The solo work of Robert Aiki Aubrey Lowe, whether under his own name or as Lichens, is of staggeringly high quality. His ever-growing discography that tirelessly maps out the effervescent zone between mutant techno, modular improvisation, droning ambient textures and his own voice. Despite this huge arsenal of electronics and sonic palette, the ever constant in these releases is focussed on squeezing as much as possible from a deliberately limited group of elements. Out of all that’s available, picking three or four aural strands and seeing how much he can exploit their similarities and differences.
Mind Kontrol is his latest release and groups 5 tracks recorded between 2016 and 2019. Despite the assumption, the tracks were recorded separately and only grouped together for this release, Mind Kontrol is a fully cohesive and blistering 57-minute odyssey.
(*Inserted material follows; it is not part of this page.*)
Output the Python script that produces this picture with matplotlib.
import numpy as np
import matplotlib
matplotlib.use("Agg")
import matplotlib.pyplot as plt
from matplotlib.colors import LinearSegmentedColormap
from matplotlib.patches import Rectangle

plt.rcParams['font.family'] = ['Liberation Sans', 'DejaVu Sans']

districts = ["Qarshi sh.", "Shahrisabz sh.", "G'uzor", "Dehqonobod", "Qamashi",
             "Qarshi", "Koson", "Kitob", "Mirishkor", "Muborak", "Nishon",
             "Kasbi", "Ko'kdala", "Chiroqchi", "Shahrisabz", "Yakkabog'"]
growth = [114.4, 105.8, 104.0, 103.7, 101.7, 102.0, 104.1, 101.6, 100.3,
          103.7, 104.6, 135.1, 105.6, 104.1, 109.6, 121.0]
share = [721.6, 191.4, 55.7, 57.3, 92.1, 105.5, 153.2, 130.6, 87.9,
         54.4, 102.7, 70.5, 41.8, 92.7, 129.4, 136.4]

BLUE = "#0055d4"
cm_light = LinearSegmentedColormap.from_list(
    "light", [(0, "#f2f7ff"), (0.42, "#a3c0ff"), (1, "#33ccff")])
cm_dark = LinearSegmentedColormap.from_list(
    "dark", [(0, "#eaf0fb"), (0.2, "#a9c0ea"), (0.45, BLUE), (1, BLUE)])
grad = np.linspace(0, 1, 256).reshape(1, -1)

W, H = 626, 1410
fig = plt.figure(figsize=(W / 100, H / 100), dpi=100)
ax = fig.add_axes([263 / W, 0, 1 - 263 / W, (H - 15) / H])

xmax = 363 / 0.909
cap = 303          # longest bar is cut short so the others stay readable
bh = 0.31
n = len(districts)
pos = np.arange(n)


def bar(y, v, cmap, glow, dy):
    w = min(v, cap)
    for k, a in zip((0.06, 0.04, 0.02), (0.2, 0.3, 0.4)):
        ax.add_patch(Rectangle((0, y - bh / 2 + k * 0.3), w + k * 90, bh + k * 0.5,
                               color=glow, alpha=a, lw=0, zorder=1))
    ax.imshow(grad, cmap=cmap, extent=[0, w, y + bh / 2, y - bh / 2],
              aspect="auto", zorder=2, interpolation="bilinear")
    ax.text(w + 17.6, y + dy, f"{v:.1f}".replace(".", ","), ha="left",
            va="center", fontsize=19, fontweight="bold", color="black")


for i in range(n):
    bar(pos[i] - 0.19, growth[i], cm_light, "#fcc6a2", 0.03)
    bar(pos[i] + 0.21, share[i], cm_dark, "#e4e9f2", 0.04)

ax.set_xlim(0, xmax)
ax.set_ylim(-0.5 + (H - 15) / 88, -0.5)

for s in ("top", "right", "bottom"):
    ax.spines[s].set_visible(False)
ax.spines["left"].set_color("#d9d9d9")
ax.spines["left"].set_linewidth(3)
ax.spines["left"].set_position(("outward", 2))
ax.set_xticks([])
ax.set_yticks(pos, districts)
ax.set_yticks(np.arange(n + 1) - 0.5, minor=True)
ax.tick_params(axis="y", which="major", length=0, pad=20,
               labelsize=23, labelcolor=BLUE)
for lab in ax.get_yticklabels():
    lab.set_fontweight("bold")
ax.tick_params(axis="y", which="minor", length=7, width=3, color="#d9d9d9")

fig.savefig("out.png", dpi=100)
The opening 16-minutes surges in with the vast Pavla Vlasova vs. Institute of Paranormal Studies. Curiously, the track is named after a character from the British 1970’s children’s series – The Tomorrow People. Quite what the connection is perhaps isn’t vital to understand, but a hugely engrossing agitated rhythmic spine is brain tickling immediately. Clipped percussive shards, stuttering layer fragments and thick electronic clouds all slowly spiral around each other. Huge banks of organ and vast dubby explosions slowly expand as the piece grows. The whole thing incrementally climbs into a huge throbbing mass before slowly dissolving itself back into tiny pixels of music.
Next up is the bone dry Stixus that quickly reveals a mirrored dub infused ping pong ball over the growing beat. Again, the elements growing slowly ragged, pulling themselves apart despite never losing sight of that driving momentum over another endlessly kaleidoscopic 14-minutes.
Perhaps, in a way, it somehow would be fine to expect the shortest track up next to be little more than a space to recover after these two epic openers. But Four Into Three (4-3) is just over 4 minutes of another incredible sonic event. Starting off like a flythrough of dangerously over-tensioned wires, the whole thing unexpectedly transitions into this weirdly blurred lysergic transmission.
The growing psychedelic surfaces of the sound continue into the woozy ripples of Rex-L-4. Looping, bleeping, undulating layers continually birthing new edges before abruptly finding focus halfway through in its almost 9-minute lifespan. However, the layers do again return in even more dynamic and mangled forms than previously, as the whole grows ever more hypnotic.
The closer, Glissade, feels like the densest and most cluttered Mind Kontrol has been. Everything here is coated in an electronic dust as the beat tries to separate itself from the syrupy foreground. Elements spark and fizz as the whole thing monstrously clanks along for a breath-taking quarter of an hour.
When Glissade finally disappears over the horizon, it’s clear that Mind Kontrol is wildly more than some casual grouping of tracks Lowe just had lying around the studio. Each track taken on its own are simply stunning bulbous electronic marvels, but they work even better together as this sequence. Each track has an addictive quality that only seems to lay the bedrock and intensifies each new track, the album is no less than a succession of mind-blowing highs.
Whatever magic is threaded deep at the heart of this music is simply breath taking – Mind Kontrol is an absolute electronic masterpiece.